Information shown ▸
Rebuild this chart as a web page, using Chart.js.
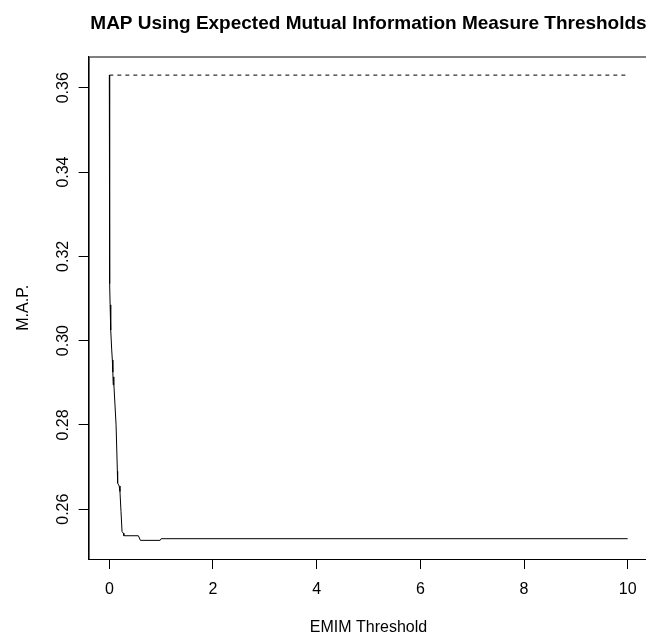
<!DOCTYPE html>
<html>
<head>
<meta charset="utf-8">
<title>MAP vs EMIM threshold</title>
<script src="https://cdn.jsdelivr.net/npm/chart.js@4/dist/chart.umd.min.js"></script>
<style>
  html, body { margin: 0; padding: 0; background: #fff; overflow: hidden; }
  canvas { display: block; }
</style>
</head>
<body>
<canvas id="mapChart" width="660" height="636"></canvas>
<script>
// EMIM threshold vs mean average precision
let thresholds = [0, 0.004, 0.008, 0.015, 0.027, 0.046, 0.058, 0.068, 0.075, 0.082, 0.09, 0.13, 0.155, 0.16, 0.19, 0.205, 0.225, 0.245, 0.27, 0.28, 0.56, 0.6, 0.98, 1.0, 10];
let mapValues = [0.363, 0.3145, 0.3135, 0.3085, 0.3025, 0.2978, 0.2954, 0.2925, 0.2895, 0.2914, 0.2900, 0.2800, 0.2690, 0.2662, 0.2655, 0.2642, 0.2595, 0.2547, 0.2543, 0.2537, 0.2537, 0.2526, 0.2526, 0.2530, 0.2530];

// reference level (no threshold), drawn dashed across the range
let baselineX = [0, 10];
let baselineMap = [0.363, 0.363];

let xTicks = [0, 2, 4, 6, 8, 10];
let yTicks = [0.26, 0.28, 0.30, 0.32, 0.34, 0.36];

let fontFamily = "'Liberation Sans', Arial, Helvetica, sans-serif";

renderMapChart();

function toPoints(xs, ys) {
  return xs.map((x, i) => ({ x: x, y: ys[i] }));
}

function renderMapChart() {
  let ctx = document.querySelector("#mapChart");

  // top/right edges of the plot box
  let boxPlugin = {
    id: "plotBox",
    afterDraw(chart) {
      let a = chart.chartArea;
      let c = chart.ctx;
      c.save();
      c.strokeStyle = "#000";
      c.lineWidth = 1;
      c.strokeRect(a.left + 0.5, a.top + 0.5, a.right - a.left, a.bottom - a.top);
      c.restore();
    },
  };

  new Chart(ctx, {
    type: "line",
    data: {
      datasets: [
        {
          data: toPoints(thresholds, mapValues),
          borderColor: "#000",
          borderWidth: 1,
          pointRadius: 0,
          tension: 0,
          fill: false,
        },
        {
          data: toPoints(baselineX, baselineMap),
          borderColor: "#000",
          borderWidth: 1,
          borderDash: [4, 4],
          pointRadius: 0,
          tension: 0,
          fill: false,
        },
      ],
    },
    options: {
      responsive: false,
      animation: false,
      layout: { padding: { left: 0, right: 11.6, top: 0, bottom: 0 } },
      plugins: {
        legend: { display: false },
        tooltip: { enabled: false },
        title: {
          display: true,
          fullSize: false,
          text: "MAP Using Expected Mutual Information Measure Thresholds",
          color: "#000",
          font: { family: fontFamily, size: 19, weight: "bold" },
          padding: { top: 12, bottom: 21.7 },
        },
      },
      scales: {
        x: {
          type: "linear",
          min: -0.4,
          max: 10.4,
          afterBuildTicks: (scale) => {
            scale.ticks = xTicks.map((v) => ({ value: v }));
          },
          afterFit: (scale) => {
            scale.height = 77;
          },
          grid: {
            drawOnChartArea: false,
            drawTicks: true,
            tickLength: 10,
            color: "#000",
          },
          border: { display: true, color: "#000", width: 1 },
          ticks: {
            autoSkip: false,
            maxRotation: 0,
            padding: 11,
            color: "#000",
            font: { family: fontFamily, size: 16 },
            callback: (v) => String(v),
          },
          title: {
            display: true,
            text: "EMIM Threshold",
            color: "#000",
            font: { family: fontFamily, size: 16, lineHeight: 1 },
            padding: { top: 0, bottom: 0 },
          },
        },
        y: {
          type: "linear",
          min: 0.24818,
          max: 0.36742,
          afterBuildTicks: (scale) => {
            scale.ticks = yTicks.map((v) => ({ value: v }));
          },
          afterFit: (scale) => {
            scale.width = 88.6;
          },
          grid: {
            drawOnChartArea: false,
            drawTicks: true,
            tickLength: 10,
            color: "#000",
          },
          border: { display: true, color: "#000", width: 1 },
          ticks: {
            autoSkip: false,
            minRotation: 90,
            maxRotation: 90,
            crossAlign: "center",
            padding: -1,
            color: "#000",
            font: { family: fontFamily, size: 16 },
            callback: (v) => v.toFixed(2),
          },
          title: {
            display: true,
            text: "M.A.P.",
            color: "#000",
            font: { family: fontFamily, size: 16 },
            padding: { top: 14, bottom: 0 },
          },
        },
      },
    },
    plugins: [boxPlugin],
  });
}
</script>
</body>
</html>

What needs to be done ▸ Leave out the pictures and restate everything else word for word.

Problem solution ▸
Rebuild this chart as a web page, using Chart.js.
<!DOCTYPE html>
<html>
<head>
<meta charset="utf-8">
<title>MAP vs EMIM threshold</title>
<script src="https://cdn.jsdelivr.net/npm/chart.js@4/dist/chart.umd.min.js"></script>
<style>
  html, body { margin: 0; padding: 0; background: #fff; overflow: hidden; }
  canvas { display: block; }
</style>
</head>
<body>
<canvas id="mapChart" width="660" height="636"></canvas>
<script>
// EMIM threshold vs mean average precision
let thresholds = [0, 0.004, 0.008, 0.015, 0.027, 0.046, 0.058, 0.068, 0.075, 0.082, 0.09, 0.13, 0.155, 0.16, 0.19, 0.205, 0.225, 0.245, 0.27, 0.28, 0.56, 0.6, 0.98, 1.0, 10];
let mapValues = [0.363, 0.3145, 0.3135, 0.3085, 0.3025, 0.2978, 0.2954, 0.2925, 0.2895, 0.2914, 0.2900, 0.2800, 0.2690, 0.2662, 0.2655, 0.2642, 0.2595, 0.2547, 0.2543, 0.2537, 0.2537, 0.2526, 0.2526, 0.2530, 0.2530];

// reference level (no threshold), drawn dashed across the range
let baselineX = [0, 10];
let baselineMap = [0.363, 0.363];

let xTicks = [0, 2, 4, 6, 8, 10];
let yTicks = [0.26, 0.28, 0.30, 0.32, 0.34, 0.36];

let fontFamily = "'Liberation Sans', Arial, Helvetica, sans-serif";

renderMapChart();

function toPoints(xs, ys) {
  return xs.map((x, i) => ({ x: x, y: ys[i] }));
}

function renderMapChart() {
  let ctx = document.querySelector("#mapChart");

  // top/right edges of the plot box
  let boxPlugin = {
    id: "plotBox",
    afterDraw(chart) {
      let a = chart.chartArea;
      let c = chart.ctx;
      c.save();
      c.strokeStyle = "#000";
      c.lineWidth = 1;
      c.strokeRect(a.left + 0.5, a.top + 0.5, a.right - a.left, a.bottom - a.top);
      c.restore();
    },
  };

  new Chart(ctx, {
    type: "line",
    data: {
      datasets: [
        {
          data: toPoints(thresholds, mapValues),
          borderColor: "#000",
          borderWidth: 1,
          pointRadius: 0,
          tension: 0,
          fill: false,
        },
        {
          data: toPoints(baselineX, baselineMap),
          borderColor: "#000",
          borderWidth: 1,
          borderDash: [4, 4],
          pointRadius: 0,
          tension: 0,
          fill: false,
        },
      ],
    },
    options: {
      responsive: false,
      animation: false,
      layout: { padding: { left: 0, right: 11.6, top: 0, bottom: 0 } },
      plugins: {
        legend: { display: false },
        tooltip: { enabled: false },
        title: {
          display: true,
          fullSize: false,
          text: "MAP Using Expected Mutual Information Measure Thresholds",
          color: "#000",
          font: { family: fontFamily, size: 19, weight: "bold" },
          padding: { top: 12, bottom: 21.7 },
        },
      },
      scales: {
        x: {
          type: "linear",
          min: -0.4,
          max: 10.4,
          afterBuildTicks: (scale) => {
            scale.ticks = xTicks.map((v) => ({ value: v }));
          },
          afterFit: (scale) => {
            scale.height = 77;
          },
          grid: {
            drawOnChartArea: false,
            drawTicks: true,
            tickLength: 10,
            color: "#000",
          },
          border: { display: true, color: "#000", width: 1 },
          ticks: {
            autoSkip: false,
            maxRotation: 0,
            padding: 11,
            color: "#000",
            font: { family: fontFamily, size: 16 },
            callback: (v) => String(v),
          },
          title: {
            display: true,
            text: "EMIM Threshold",
            color: "#000",
            font: { family: fontFamily, size: 16, lineHeight: 1 },
            padding: { top: 0, bottom: 0 },
          },
        },
        y: {
          type: "linear",
          min: 0.24818,
          max: 0.36742,
          afterBuildTicks: (scale) => {
            scale.ticks = yTicks.map((v) => ({ value: v }));
          },
          afterFit: (scale) => {
            scale.width = 88.6;
          },
          grid: {
            drawOnChartArea: false,
            drawTicks: true,
            tickLength: 10,
            color: "#000",
          },
          border: { display: true, color: "#000", width: 1 },
          ticks: {
            autoSkip: false,
            minRotation: 90,
            maxRotation: 90,
            crossAlign: "center",
            padding: -1,
            color: "#000",
            font: { family: fontFamily, size: 16 },
            callback: (v) => v.toFixed(2),
          },
          title: {
            display: true,
            text: "M.A.P.",
            color: "#000",
            font: { family: fontFamily, size: 16 },
            padding: { top: 14, bottom: 0 },
          },
        },
      },
    },
    plugins: [boxPlugin],
  });
}
</script>
</body>
</html>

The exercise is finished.